2002 Tipperary Senior Hurling Championship
- Dates: 14 September – 10 November 2002
- Teams: 16
- Sponsor: Credit Unions Tipperary
- Champions: Mullinahone (1st title) Ky Vaughan (captain) John Leahy (manager)
- Runners-up: Thurles Sarsfields Gary Mernagh (captain) Paddy Doyle (manager)

Tournament statistics
- Matches played: 16
- Goals scored: 48 (3 per match)
- Points scored: 393 (24.56 per match)
- Top scorer(s): Eoin Kelly Pat Croke Johnny Enright Ger O'Grady

= 2002 Tipperary Senior Hurling Championship =

Annual hurling competition season

The 2002 Tipperary Senior Hurling Championship was the 111th staging of the Tipperary Senior Hurling Championship since its establishment by the Tipperary County Board in 1887. The championship began on 14 September 2002 and ended on 10 November 2002.

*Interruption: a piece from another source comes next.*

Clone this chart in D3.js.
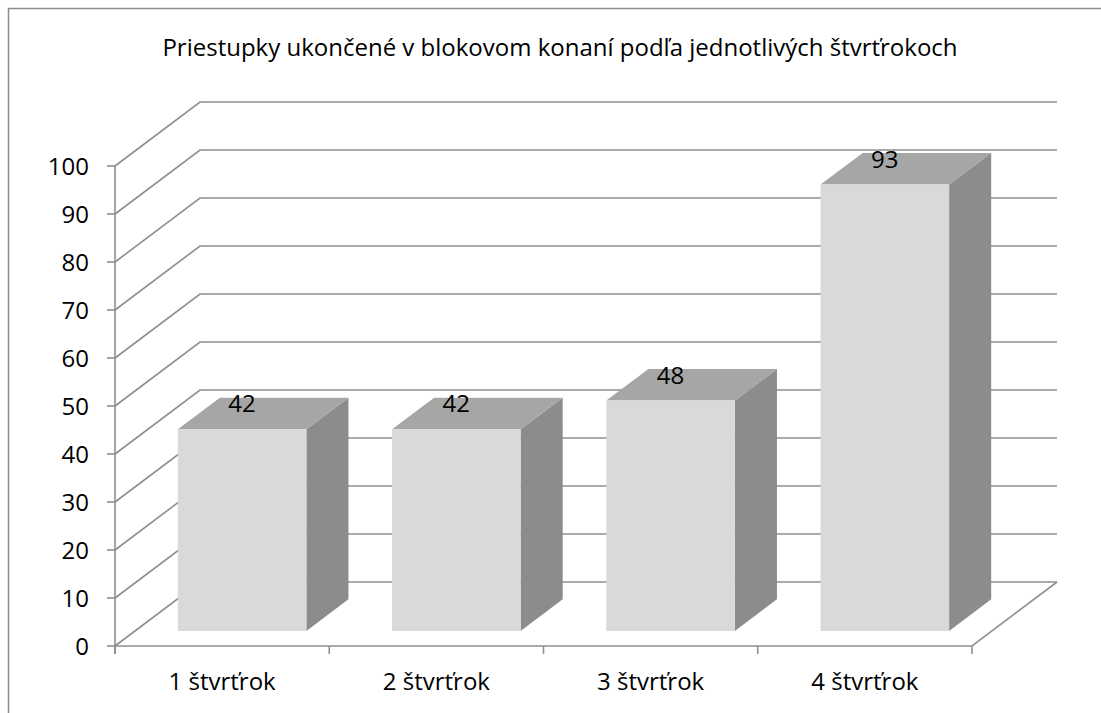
<!DOCTYPE html>
<html>
<head>
<meta charset="utf-8">
<script src="https://cdn.jsdelivr.net/npm/d3@7/dist/d3.min.js"></script>
<style>
  html, body { margin: 0; padding: 0; background: #fff; }
  svg { display: block; font-family: "Open Sans", "DejaVu Sans", sans-serif; }
</style>
</head>
<body>
<svg id="chart" width="1101" height="713"></svg>
<script>
const title = "Priestupky ukončené v blokovom konaní podľa jednotlivých štvrťrokoch";
const categories = ["1 štvrťrok", "2 štvrťrok", "3 štvrťrok", "4 štvrťrok"];
const values = [42, 42, 48, 93];
const yTicks = [0, 10, 20, 30, 40, 50, 60, 70, 80, 90, 100];

const svg = d3.select("#chart");
const W = 1101, H = 713;
const FS = 24;

// frame
svg.append("path")
  .attr("d", `M8.5,${H + 2} V8.5 H${W + 2}`)
  .attr("fill", "none").attr("stroke", "#8c8c8c").attr("stroke-width", 1.5);

// 3D projection parameters
const DX = 85, DY = -64;
const x = d3.scaleBand().domain(categories).range([115, 972]).paddingInner(0.4).paddingOuter(0.2);
const y = d3.scaleLinear().domain([0, 100]).range([646, 166]);
const x0 = 115, x1 = 972;
const P = (px, v, t) => [px + DX * t, y(v) + DY * t];

const gridColor = "#8e8e8e";
const g = svg.append("g");

// back wall gridlines + left wall diagonals
yTicks.forEach(v => {
  const a = P(x0, v, 0), b = P(x0, v, 1), c = P(x1, v, 1);
  g.append("path")
    .attr("d", `M${a[0]},${a[1]} L${b[0]},${b[1]} L${c[0]},${c[1]}`)
    .attr("fill", "none").attr("stroke", gridColor).attr("stroke-width", 1.6);
});

// floor right edge and front edge
{
  const a = P(x0, 0, 0), b = P(x1, 0, 0), c = P(x1, 0, 1);
  g.append("path").attr("d", `M${a[0]},${a[1]} L${b[0]},${b[1]} L${c[0]},${c[1]}`)
    .attr("fill", "none").attr("stroke", gridColor).attr("stroke-width", 1.6);
}

// vertical axis line
g.append("line").attr("x1", x0).attr("x2", x0).attr("y1", y(100)).attr("y2", y(0) + 8)
  .attr("stroke", gridColor).attr("stroke-width", 1.6);

// y ticks and labels
yTicks.forEach(v => {
  g.append("line").attr("x1", x0 - 8).attr("x2", x0).attr("y1", y(v)).attr("y2", y(v))
    .attr("stroke", gridColor).attr("stroke-width", 1.6);
  g.append("text").attr("x", 89).attr("y", y(v)).attr("dy", "0.36em")
    .attr("text-anchor", "end").attr("font-size", FS).attr("fill", "#000").text(v);
});

// x ticks
const step = x.step();
d3.range(categories.length + 1).forEach(i => {
  const px = x0 + i * step;
  g.append("line").attr("x1", px).attr("x2", px).attr("y1", y(0)).attr("y2", y(0) + 8)
    .attr("stroke", gridColor).attr("stroke-width", 1.6);
});

// x labels
categories.forEach(c => {
  g.append("text").attr("x", x(c) + x.bandwidth() / 2).attr("y", 690)
    .attr("text-anchor", "middle").attr("font-size", FS).attr("fill", "#000").text(c);
});

// bars
const T0 = 0.235, T1 = 0.73;
const bars = svg.append("g");
categories.forEach((c, i) => {
  const v = values[i];
  const xl = x(c), xr = x(c) + x.bandwidth();
  const fbl = P(xl, 0, T0), fbr = P(xr, 0, T0), ftl = P(xl, v, T0), ftr = P(xr, v, T0);
  const bbr = P(xr, 0, T1), btl = P(xl, v, T1), btr = P(xr, v, T1);
  const pts = a => a.map(p => p.join(",")).join(" ");
  bars.append("polygon").attr("points", pts([fbr, bbr, btr, ftr])).attr("fill", "#8c8c8c");
  bars.append("polygon").attr("points", pts([ftl, ftr, btr, btl])).attr("fill", "#a6a6a6");
  bars.append("polygon").attr("points", pts([fbl, fbr, ftr, ftl])).attr("fill", "#d9d9d9");
  bars.append("text").attr("x", (ftl[0] + ftr[0]) / 2).attr("y", ftl[1] - 17)
    .attr("text-anchor", "middle").attr("font-size", FS).attr("fill", "#000").text(v);
});

// title
svg.append("text").attr("x", 560).attr("y", 56).attr("text-anchor", "middle")
  .attr("font-size", FS).attr("fill", "#000").text(title);
</script>
</body>
</html>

Toomevara were the defending champions, however, they were defeated by Mullinahone at the semi-final stage.

On 10 November 2002, Mullinahone won the title after a 2–10 to 1–11 defeat of Thurles Sarsfields in a final replay at Semple Stadium. It remains their only championship title.

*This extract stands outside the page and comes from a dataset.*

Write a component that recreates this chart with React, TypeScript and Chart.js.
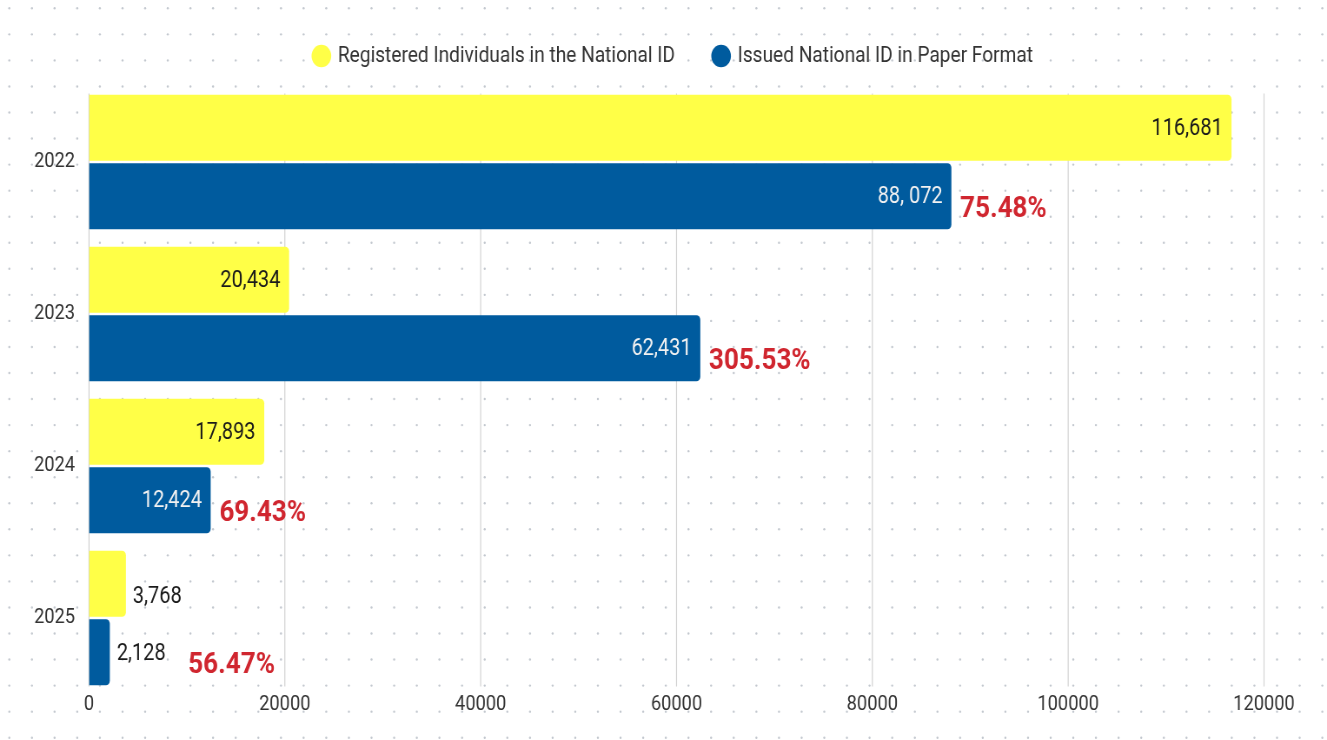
import React, { useEffect, useRef } from 'react';
import { Chart, registerables } from 'chart.js';

Chart.register(...registerables);

// ---- data ----
const years = ['2022', '2023', '2024', '2025'];
const registered = [116681, 20434, 17893, 3768];
const issued = [88072, 62431, 12424, 2128];
const registeredLabels = ['116,681', '20,434', '17,893', '3,768'];
const issuedLabels = ['88, 072', '62,431', '12,424', '2,128'];
const ratioLabels = ['75.48%', '305.53%', '69.43%', '56.47%'];
const xTicks = [0, 20000, 40000, 60000, 80000, 100000, 120000];
const seriesNames = ['Registered Individuals in the National ID', 'Issued National ID in Paper Format'];

// ---- styling ----
const OUT_W = 1327;
const H = 740;
const SX = 0.869; // horizontal squeeze of the original picture
const IN_W = Math.round(OUT_W / SX);
const FONT = 'Roboto, "Noto Sans", sans-serif';
const YELLOW = '#ffff47';
const BLUE = '#005b9e';
const RED = '#d0262f';
const CAT_PCT = 0.9;
const BAR_PCT = 0.965;

const dotPlugin = {
  id: 'dots',
  beforeDraw(chart: any) {
    const ctx = chart.ctx;
    ctx.save();
    ctx.fillStyle = '#c3c8cf';
    for (let y = 8.3; y < chart.height; y += 26.05) {
      for (let x = 10.7; x < chart.width; x += 26.05) {
        ctx.beginPath();
        ctx.arc(x, y, 1.2, 0, Math.PI * 2);
        ctx.fill();
      }
    }
    ctx.restore();
  },
};

const gridPlugin = {
  id: 'customGrid',
  beforeDatasetsDraw(chart: any) {
    const ctx = chart.ctx;
    const xs = chart.scales.x;
    const ys = chart.scales.y;
    const band = (ys.bottom - ys.top) / years.length;
    const half = (band * CAT_PCT) / 2;
    const top = ys.getPixelForValue(0) - half;
    const bottom = ys.getPixelForValue(years.length - 1) + half;
    ctx.save();
    ctx.strokeStyle = '#d2d2d2';
    ctx.lineWidth = 1.2;
    xTicks.forEach((v) => {
      const px = xs.getPixelForValue(v);
      ctx.beginPath();
      ctx.moveTo(px, top);
      ctx.lineTo(px, bottom);
      ctx.stroke();
    });
    ctx.restore();
  },
};

const legendGap = {
  id: 'legendGap',
  beforeInit(chart: any) {
    const lg = chart.legend;
    if (!lg) return;
    const orig = lg.fit;
    lg.fit = function () {
      orig.call(this);
      this.height += 9;
      if (this.lineWidths && this.lineWidths.length) this.lineWidths[0] -= 96;
    };
  },
};

const labelPlugin = {
  id: 'barLabels',
  afterDatasetsDraw(chart: any) {
    const ctx = chart.ctx;
    ctx.save();
    ctx.textBaseline = 'middle';
    const valueFont = `23px ${FONT}`;
    const drawSet = (dsIndex: number, labels: string[], inColor: string, outDy: number) => {
      const ends: number[] = [];
      chart.getDatasetMeta(dsIndex).data.forEach((bar: any, i: number) => {
        const { x, y, base } = bar.getProps(['x', 'y', 'base'], true);
        ctx.font = valueFont;
        const text = labels[i];
        const w = ctx.measureText(text).width;
        if (x - base > w + 22) {
          ctx.fillStyle = inColor;
          ctx.textAlign = 'right';
          ctx.fillText(text, x - 10, y + 1);
          ends.push(-1);
        } else {
          ctx.fillStyle = '#1a1a1a';
          ctx.textAlign = 'left';
          ctx.fillText(text, x + 8, y + outDy);
          ends.push(x + 8 + w);
        }
      });
      return ends;
    };
    drawSet(0, registeredLabels, '#1a1a1a', 13);
    const ends = drawSet(1, issuedLabels, '#f2f2f2', 2);
    ctx.font = `bold 30px ${FONT}`;
    ctx.fillStyle = RED;
    ctx.textAlign = 'left';
    chart.getDatasetMeta(1).data.forEach((bar: any, i: number) => {
      const { x, y } = bar.getProps(['x', 'y'], true);
      const startX = ends[i] > 0 ? ends[i] + 26 : x + 10;
      ctx.fillText(ratioLabels[i], startX, y + 13);
    });
    ctx.restore();
  },
};

export default function App() {
  const ref = useRef<HTMLCanvasElement | null>(null);

  useEffect(() => {
    if (!ref.current) return;
    const chart = new Chart(ref.current, {
      type: 'bar',
      data: {
        labels: years,
        datasets: [
          {
            label: seriesNames[0],
            data: registered,
            backgroundColor: YELLOW,
            borderRadius: 4.5,
            borderSkipped: 'start',
            categoryPercentage: CAT_PCT,
            barPercentage: BAR_PCT,
          },
          {
            label: seriesNames[1],
            data: issued,
            backgroundColor: BLUE,
            borderRadius: 4.5,
            borderSkipped: 'start',
            categoryPercentage: CAT_PCT,
            barPercentage: BAR_PCT,
          },
        ],
      },
      options: {
        indexAxis: 'y',
        animation: false,
        responsive: false,
        devicePixelRatio: 1,
        layout: { padding: { top: 0, left: 0, right: 72.5, bottom: 0 } },
        scales: {
          x: {
            type: 'linear',
            min: 0,
            max: 120000,
            afterBuildTicks: (scale: any) => {
              scale.ticks = xTicks.map((v) => ({ value: v }));
            },
            afterFit: (scale: any) => {
              scale.height = 46;
            },
            grid: { display: false, drawTicks: false },
            border: { display: false },
            ticks: {
              padding: 0,
              color: '#333',
              font: { family: FONT, size: 21, lineHeight: 1 },
              callback: (v: any) => String(v),
            },
          },
          y: {
            type: 'category',
            afterFit: (scale: any) => {
              scale.width = 89 / SX;
            },
            grid: { display: false, drawTicks: false },
            border: { display: false },
            ticks: {
              padding: 16,
              color: '#333',
              font: { family: FONT, size: 21 },
            },
          },
        },
        plugins: {
          legend: {
            position: 'top',
            labels: {
              usePointStyle: true,
              pointStyle: 'circle',
              boxWidth: 16,
              boxHeight: 16,
              padding: 45,
              color: '#333',
              font: { family: FONT, size: 22 },
            },
          },
          tooltip: { enabled: false },
        },
      },
      plugins: [dotPlugin, gridPlugin, legendGap, labelPlugin],
    } as any);
    return () => chart.destroy();
  }, []);

  return (
    <div style={{ position: 'fixed', left: 0, top: 0, width: OUT_W, height: H, background: '#fff' }}>
      <canvas
        ref={ref}
        width={IN_W}
        height={H}
        style={{ width: `${OUT_W}px`, height: `${H}px`, display: 'block' }}
      />
    </div>
  );
}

Eoin Kelly, Pat Croke, Johnny Enright and Ger O'Grady were the championship's top scorers.

==Format change==

The number of participating teams increased from eight to sixteen as all participants in the four divisional semi-finals qualified. Divisional teams entered the county championship at different stages. In round one the eight beaten divisional semi-finalists played off to produce four teams. In round two these four teams played the defeated divisional finalists. The four winners played the four divisional winners in the quarter-finals, from which followed the semis and final.

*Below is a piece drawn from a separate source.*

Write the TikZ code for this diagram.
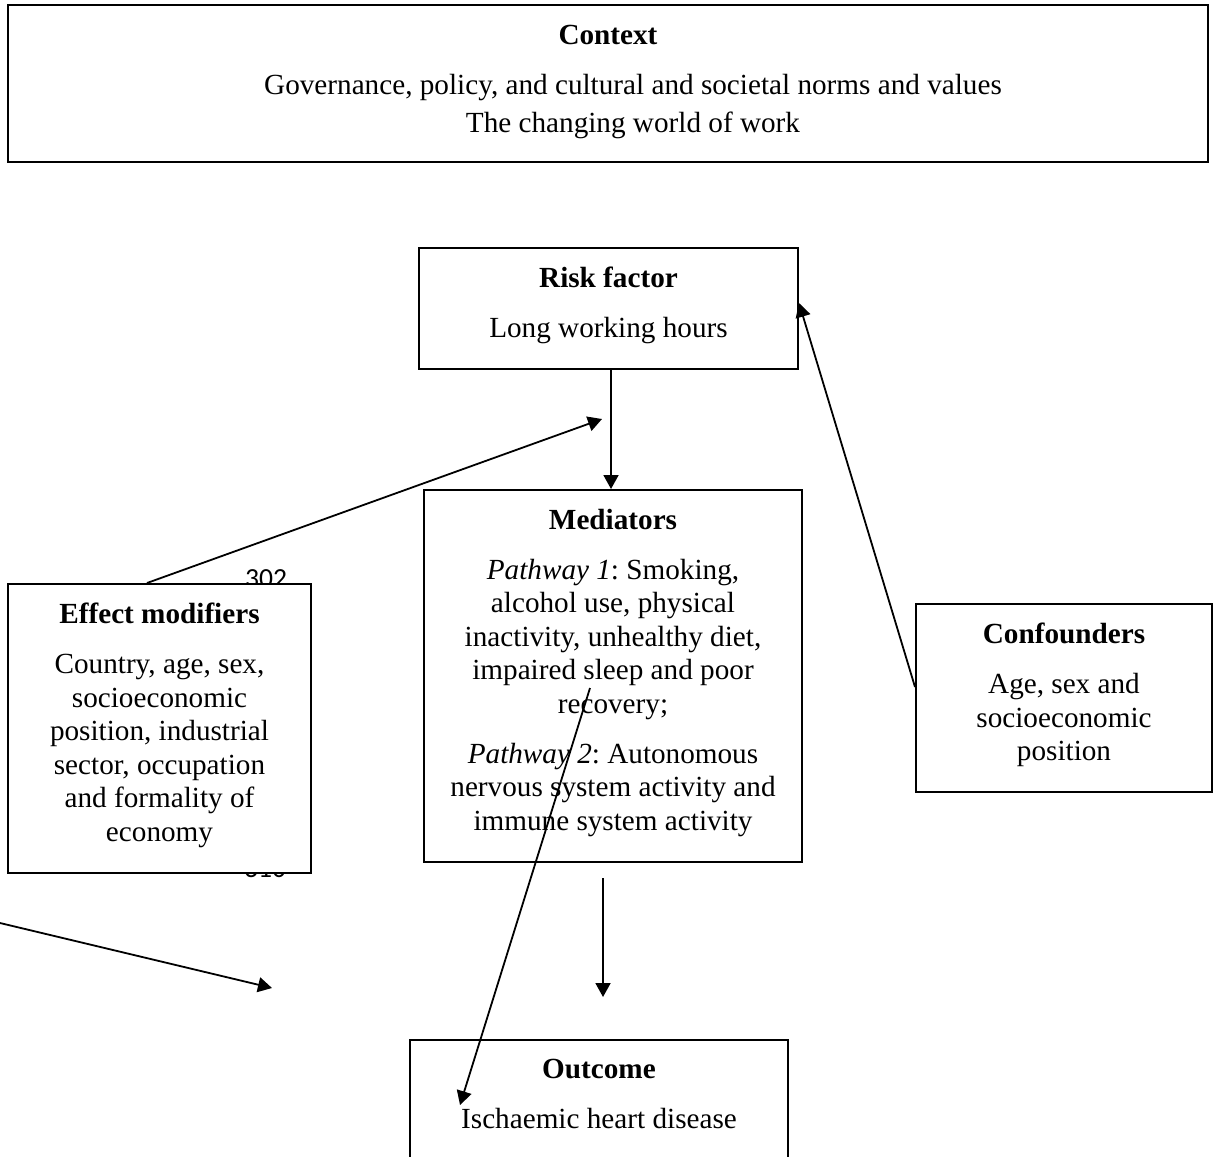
\documentclass[tikz,border=0pt]{standalone}
\usepackage{fontspec}
\setmainfont{Liberation Serif}
\newfontfamily\linenofont{Carlito}
\usetikzlibrary{arrows.meta}
\frenchspacing
\tikzset{
  box/.style={draw, line width=1pt, fill=white, align=center, inner sep=0pt,
    font=\fontsize{14.6}{16.75}\selectfont},
  arrow/.style={line width=0.9pt, -{Triangle[length=7pt,width=7.5pt]}},
  lineno/.style={anchor=base, inner sep=0pt, font=\linenofont\fontsize{13.8}{14}\selectfont}
}
\begin{document}
\begin{tikzpicture}[x=0.5pt,y=-0.5pt]
    \useasboundingbox (0,0) rectangle (1213,1156);
    % Line numbers behind the boxes
    \node[lineno] (no302) at (266,587) {302};
    \node[lineno] (no310) at (265,877) {310};
    % Draw the boxes
    \node[box, minimum width=600pt, minimum height=78.5pt, text depth=4.6pt] (context) at (608,83.5)
      {\textbf{Context}\\[8.25pt] \hspace*{25pt}Governance, policy, and cultural and societal norms and values\\[2.25pt] \hspace*{25pt}The changing world of work};
    \node[box, minimum width=189.5pt, minimum height=60.5pt, text depth=6.2pt] (risk) at (608.5,308.5)
      {\textbf{Risk factor}\\[8.25pt] Long working hours};
    \node[box, minimum width=189pt, minimum height=186pt, text depth=6.2pt] (mediators) at (613,676)
      {\textbf{Mediators}\\[8.25pt] \textit{Pathway 1}: Smoking,\\ alcohol use, physical\\ inactivity, unhealthy diet,\\ impaired sleep and poor\\ recovery;\\[8.25pt] \textit{Pathway 2}: Autonomous\\ nervous system activity and\\ immune system activity};
    \node[box, minimum width=151.5pt, minimum height=144.5pt, text depth=6.2pt] (modifiers) at (159.5,728.5)
      {\textbf{Effect modifiers}\\[8.25pt] Country, age, sex,\\ socioeconomic\\ position, industrial\\ sector, occupation\\ and formality of\\ economy};
    \node[box, minimum width=148pt, minimum height=94pt, text depth=6.2pt] (confounders) at (1064,698)
      {\textbf{Confounders}\\[8.25pt] Age, sex and\\ socioeconomic\\ position};
    \node[box, minimum width=189pt, minimum height=60pt, text depth=6pt] (outcome) at (599,1100)
      {\textbf{Outcome}\\[8.25pt] Ischaemic heart disease};
    % Free ends of the arrows
    \coordinate (modtip) at (602,419);
    \coordinate (medbelow) at (603,878);
    \coordinate (outabove) at (603,997);
    \coordinate (leftstart) at (0,923);
    \coordinate (lefttip) at (272,988);
    \coordinate (crossstart) at (590,688);
    \coordinate (crosstip) at (460,1105);
    % Draw the arrows
    \draw[arrow] ([xshift=1.25pt]risk.south) -- ([xshift=-1pt]mediators.north);
    \draw[arrow] ([xshift=-6.25pt]modifiers.north) -- (modtip);
    \draw[arrow] ([yshift=5.5pt]confounders.west) -- ([yshift=2.75pt]risk.east);
    \draw[arrow] (medbelow) -- (outabove);
    \draw[arrow] (leftstart) -- (lefttip);
    \draw[arrow] (crossstart) -- (crosstip);
\end{tikzpicture}
\end{document}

Relegation was also introduced for the first time. Any team that didn't reach the semi-final stage in the respective divisional championships faced the prospect of relegation from senior to intermediate.

==Championship statistics==
===Top scorers===

- Overall

| Rank | Player | Club | Tally | Total | Matches | Average |
| 1 | Ger O'Grady | Thurles Sarsfields | 3-16 | 25 | 6 | 4.16 |
| Eoin Kelly | Mullinahone | 2-19 | 25 | 4 | 6.25 |
| Pat Croke | Mullinahone | 2-19 | 25 | 4 | 6.25 |
| Johnny Enright | Thurles Sarsfields | 0-25 | 25 | 6 | 4.16 |
| 5 | Tommy Dunne | Toomevara | 1-12 | 15 | 2 | 7.50 |
| Liam Cahill | Ballingarry | 0-15 | 15 | 3 | 5.00 |
| 7 | Lar Corbett | Thurles Sarsfields | 1-10 | 13 | 6 | 2.16 |
| Pa Morrissey | Galtee Rovers | 1-10 | 13 | 2 | 6.50 |

- In a single game

| Rank | Player | Club | Tally | Total | Opposition |
| 1 | Eoin Kelly | Mullinahone | 2-07 | 13 | Thurles Sarsfields |
| 2 | Pat Croke | Mullinahone | 1-08 | 11 | Roscrea |
| 3 | Pat Croke | Mullinahone | 1-07 | 10 | Toomevara |
| Johnny Enright | Thurles Sarsfields | 0-10 | 10 | Carrick Swans |
| 5 | Éamonn Walsh | Thurles Sarsfields | 3-00 | 9 | Loughmore-Castleiney |
| Philip Loughman | Carrick Swans | 2-03 | 9 | Thurles Sarsfields |
| Liam Cahill | Ballingarry | 0-09 | 9 | Moneygall |
| 8 | Lar Corbett | Thurles Sarsfields | 1-05 | 8 | Carrick Swans |
| Dan Morrissey | Galtee Rovers | 1-05 | 8 | Portroe |
| John Ferncombe | Holycross-Ballycahill | 1-05 | 8 | Ballingarry |
| Evan Sweeney | Loughmore-Castleiney | 1-05 | 8 | Thurles Sarsfields |
| Tommy Dunne | Toomevara | 0-08 | 8 | Ballingarry |

===Miscellaneous===
- Mullinahone win the title for the first time.
- Cashel King Cormacs and Roscrea met in the championship for the first time since 1981.